> _PROBLEM STATEMENT_
Return all lines in the material below that contain "diagram".

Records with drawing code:
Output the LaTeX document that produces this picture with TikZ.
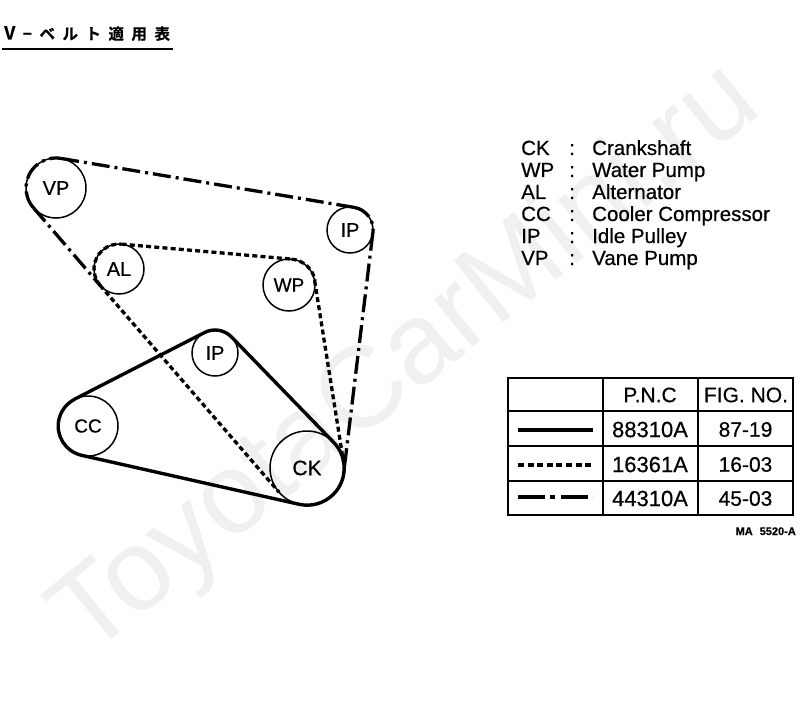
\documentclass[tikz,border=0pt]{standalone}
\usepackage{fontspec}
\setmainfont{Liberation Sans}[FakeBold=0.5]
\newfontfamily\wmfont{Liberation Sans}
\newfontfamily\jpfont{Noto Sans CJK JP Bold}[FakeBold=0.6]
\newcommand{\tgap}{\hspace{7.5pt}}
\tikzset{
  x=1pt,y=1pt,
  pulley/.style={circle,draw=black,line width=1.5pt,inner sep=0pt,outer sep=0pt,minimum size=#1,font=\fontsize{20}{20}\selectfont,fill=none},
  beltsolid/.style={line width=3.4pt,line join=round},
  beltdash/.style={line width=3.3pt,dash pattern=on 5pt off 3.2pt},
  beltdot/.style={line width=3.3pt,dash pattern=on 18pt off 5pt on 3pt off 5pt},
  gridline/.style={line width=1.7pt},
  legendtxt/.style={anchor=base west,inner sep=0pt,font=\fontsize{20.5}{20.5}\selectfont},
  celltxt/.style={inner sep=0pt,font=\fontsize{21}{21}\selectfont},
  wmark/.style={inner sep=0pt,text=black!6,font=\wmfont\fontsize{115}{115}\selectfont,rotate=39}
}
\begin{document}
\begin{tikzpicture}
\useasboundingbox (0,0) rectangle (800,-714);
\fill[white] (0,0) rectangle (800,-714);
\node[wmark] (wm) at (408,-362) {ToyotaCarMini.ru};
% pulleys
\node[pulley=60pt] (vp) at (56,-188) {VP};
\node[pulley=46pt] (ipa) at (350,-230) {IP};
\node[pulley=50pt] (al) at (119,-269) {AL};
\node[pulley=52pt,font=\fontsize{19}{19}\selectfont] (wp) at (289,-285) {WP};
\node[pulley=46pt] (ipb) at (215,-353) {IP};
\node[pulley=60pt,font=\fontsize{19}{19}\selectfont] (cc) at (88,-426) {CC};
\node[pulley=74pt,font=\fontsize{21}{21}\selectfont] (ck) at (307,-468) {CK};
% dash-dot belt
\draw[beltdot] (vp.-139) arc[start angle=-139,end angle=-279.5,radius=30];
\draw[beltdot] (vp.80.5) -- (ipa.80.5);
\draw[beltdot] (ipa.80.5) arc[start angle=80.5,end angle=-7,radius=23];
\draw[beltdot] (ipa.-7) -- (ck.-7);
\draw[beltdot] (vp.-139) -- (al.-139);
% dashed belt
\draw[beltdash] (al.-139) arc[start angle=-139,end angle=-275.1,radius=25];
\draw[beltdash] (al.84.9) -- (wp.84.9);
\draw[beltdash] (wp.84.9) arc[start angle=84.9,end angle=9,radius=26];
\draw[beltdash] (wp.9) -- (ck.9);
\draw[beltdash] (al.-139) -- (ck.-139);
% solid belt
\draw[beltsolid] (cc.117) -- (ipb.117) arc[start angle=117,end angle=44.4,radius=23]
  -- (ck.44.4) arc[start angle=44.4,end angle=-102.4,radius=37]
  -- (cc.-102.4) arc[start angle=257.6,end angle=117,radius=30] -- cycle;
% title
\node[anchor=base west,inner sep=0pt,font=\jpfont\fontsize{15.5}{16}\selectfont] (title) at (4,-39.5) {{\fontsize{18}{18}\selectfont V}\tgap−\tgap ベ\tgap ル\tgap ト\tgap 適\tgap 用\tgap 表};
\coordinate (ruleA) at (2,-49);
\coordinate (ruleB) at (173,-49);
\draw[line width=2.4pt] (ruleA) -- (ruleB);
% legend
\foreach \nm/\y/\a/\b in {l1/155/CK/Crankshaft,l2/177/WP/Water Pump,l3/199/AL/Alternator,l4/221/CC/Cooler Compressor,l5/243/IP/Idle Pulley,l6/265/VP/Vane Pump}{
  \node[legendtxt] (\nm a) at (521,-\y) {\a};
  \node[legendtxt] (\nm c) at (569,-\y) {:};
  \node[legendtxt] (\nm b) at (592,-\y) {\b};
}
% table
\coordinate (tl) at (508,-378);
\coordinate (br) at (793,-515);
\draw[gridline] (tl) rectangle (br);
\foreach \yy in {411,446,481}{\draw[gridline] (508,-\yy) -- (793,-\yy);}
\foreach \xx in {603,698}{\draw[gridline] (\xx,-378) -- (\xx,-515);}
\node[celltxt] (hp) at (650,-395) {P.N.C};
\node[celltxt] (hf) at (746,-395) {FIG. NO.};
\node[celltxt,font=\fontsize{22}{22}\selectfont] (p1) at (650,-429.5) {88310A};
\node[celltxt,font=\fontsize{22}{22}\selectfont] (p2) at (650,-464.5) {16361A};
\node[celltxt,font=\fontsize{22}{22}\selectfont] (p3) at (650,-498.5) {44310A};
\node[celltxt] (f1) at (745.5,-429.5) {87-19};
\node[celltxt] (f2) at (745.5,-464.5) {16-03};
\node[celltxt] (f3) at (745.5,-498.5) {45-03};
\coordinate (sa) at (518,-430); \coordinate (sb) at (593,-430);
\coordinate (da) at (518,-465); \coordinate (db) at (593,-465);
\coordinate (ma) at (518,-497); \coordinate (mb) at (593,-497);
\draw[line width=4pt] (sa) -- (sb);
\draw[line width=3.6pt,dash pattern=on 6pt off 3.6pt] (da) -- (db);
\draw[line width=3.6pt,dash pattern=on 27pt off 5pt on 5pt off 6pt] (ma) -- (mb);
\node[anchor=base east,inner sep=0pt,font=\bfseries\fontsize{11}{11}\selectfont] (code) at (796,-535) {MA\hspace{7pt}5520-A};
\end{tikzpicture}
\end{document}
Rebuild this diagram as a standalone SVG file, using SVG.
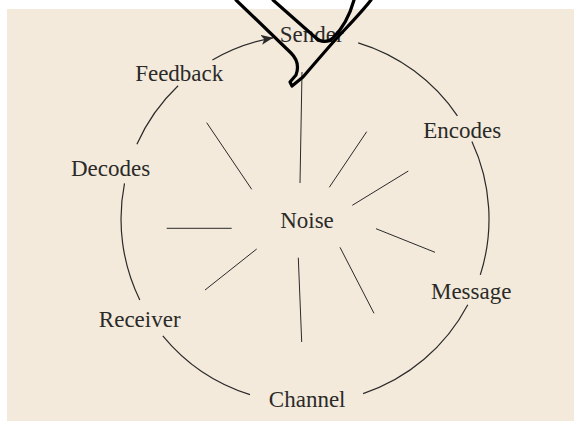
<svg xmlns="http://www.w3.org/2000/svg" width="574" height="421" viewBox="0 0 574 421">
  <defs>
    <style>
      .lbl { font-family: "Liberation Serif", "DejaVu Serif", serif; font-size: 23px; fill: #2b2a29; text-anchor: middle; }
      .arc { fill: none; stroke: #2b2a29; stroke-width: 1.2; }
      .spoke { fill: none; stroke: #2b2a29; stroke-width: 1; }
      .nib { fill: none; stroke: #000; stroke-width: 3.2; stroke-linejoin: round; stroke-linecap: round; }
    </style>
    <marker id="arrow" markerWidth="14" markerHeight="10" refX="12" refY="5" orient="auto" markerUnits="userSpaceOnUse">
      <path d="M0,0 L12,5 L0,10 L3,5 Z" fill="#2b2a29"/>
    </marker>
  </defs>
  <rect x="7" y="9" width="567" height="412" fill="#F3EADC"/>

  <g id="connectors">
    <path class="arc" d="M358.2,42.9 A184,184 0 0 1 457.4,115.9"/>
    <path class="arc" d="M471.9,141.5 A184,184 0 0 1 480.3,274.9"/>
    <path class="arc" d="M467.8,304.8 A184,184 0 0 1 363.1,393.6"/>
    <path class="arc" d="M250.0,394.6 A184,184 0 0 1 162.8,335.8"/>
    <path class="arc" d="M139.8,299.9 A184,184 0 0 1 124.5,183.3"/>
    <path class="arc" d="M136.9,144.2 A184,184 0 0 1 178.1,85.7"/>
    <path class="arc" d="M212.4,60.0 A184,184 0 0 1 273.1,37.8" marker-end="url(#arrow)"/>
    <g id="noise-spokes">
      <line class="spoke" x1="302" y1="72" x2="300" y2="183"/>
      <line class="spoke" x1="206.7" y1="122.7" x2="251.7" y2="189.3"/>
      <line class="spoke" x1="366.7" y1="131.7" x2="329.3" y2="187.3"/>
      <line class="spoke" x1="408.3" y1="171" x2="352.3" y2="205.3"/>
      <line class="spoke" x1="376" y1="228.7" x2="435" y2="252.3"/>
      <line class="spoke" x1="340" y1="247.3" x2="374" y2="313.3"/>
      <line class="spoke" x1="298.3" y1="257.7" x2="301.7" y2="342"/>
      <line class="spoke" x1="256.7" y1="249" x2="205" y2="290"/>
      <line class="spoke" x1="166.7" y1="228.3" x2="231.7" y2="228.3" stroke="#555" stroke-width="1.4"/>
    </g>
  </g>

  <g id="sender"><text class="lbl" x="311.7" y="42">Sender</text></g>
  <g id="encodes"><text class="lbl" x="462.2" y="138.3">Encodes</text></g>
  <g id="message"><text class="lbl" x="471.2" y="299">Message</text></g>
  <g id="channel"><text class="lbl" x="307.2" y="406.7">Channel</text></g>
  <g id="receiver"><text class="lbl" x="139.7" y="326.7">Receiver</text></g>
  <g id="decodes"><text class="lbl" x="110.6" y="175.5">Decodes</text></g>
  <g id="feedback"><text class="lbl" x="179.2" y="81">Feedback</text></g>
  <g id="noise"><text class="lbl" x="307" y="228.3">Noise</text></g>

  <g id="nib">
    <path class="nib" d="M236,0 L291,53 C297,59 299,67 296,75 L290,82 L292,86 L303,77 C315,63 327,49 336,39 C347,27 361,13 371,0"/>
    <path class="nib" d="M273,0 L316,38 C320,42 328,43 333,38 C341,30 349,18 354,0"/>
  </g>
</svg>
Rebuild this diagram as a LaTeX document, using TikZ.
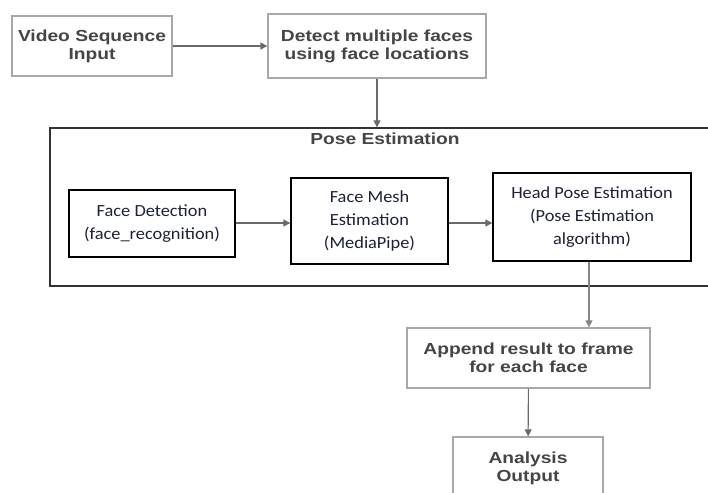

> _REPLY TO THE TASK_
Rebuild this diagram as a standalone SVG file, using SVG.
Rebuild this diagram as a LaTeX document, using TikZ.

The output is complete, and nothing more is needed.